Decomposing an online store like Amazon.com, for example, into its fundamental piece parts yields a set of services - among them: a presentation service to deliver the HTML, a search service to find appropriate items, a shopping cart service and a credit card verification/payment service to check out and purchase items. While many speak of microservices purely in terms of RESTful services, it’s RedMonk’s view that RESTful services are not a prerequisite for delivering a microservices. RESTful services greatly ease the task of exposing services, but a microservices architecture should seek to exploit available services, resources and applications wherever possible. Indeed, many firms have run de facto microservicess using decades old mainframe applications without any assistance from Web technologies. An microservices should seek to exploit available services, resources and applications wherever possible.

You see, I replaced SOA with "microservices" and "Web services" with RESTful services." Ha. Ha. ..and all that. That text is from a 2004 RedMonk piece on adding compliance to SOA. It was - and is! - good stuff.

Reads sort of OK. The funny part is, Amazon's web page is still used today as a frog to disect to learn how microservices work.
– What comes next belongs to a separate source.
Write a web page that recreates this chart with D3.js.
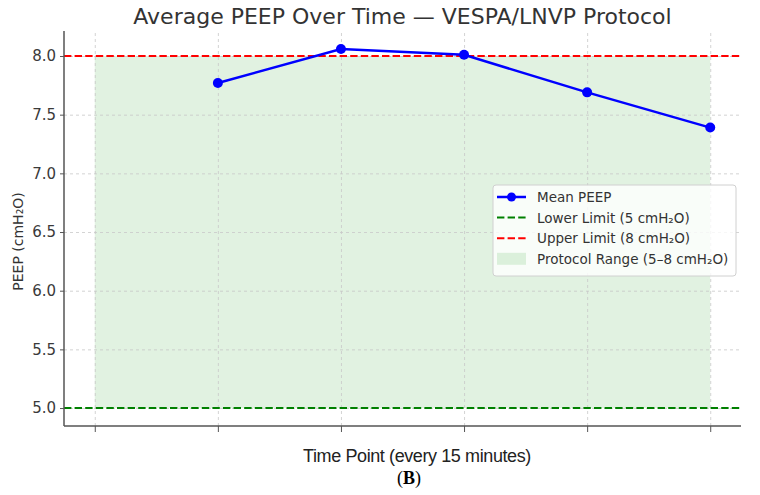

The cludgy parts helps highlight how microservices are different, esp. how coarse-grained the Amazon examples above are. Don't get me wrong, I'm not being "that guy" here. Instead, I'm just trying to run the diff and find the right parts to highlight vs. the "computers are awesome" stuff you'll see around any IT idea.

As Fowler and Lewis put it:

This common manifestation of SOA has led some microservice advocates to reject the SOA label entirely, although others consider microservices to be one form of SOA, perhaps service orientation done right. Either way, the fact that SOA means such different things means it's valuable to have a term that more crisply defines this architectural style.

Word up. Let's try to make it work this time.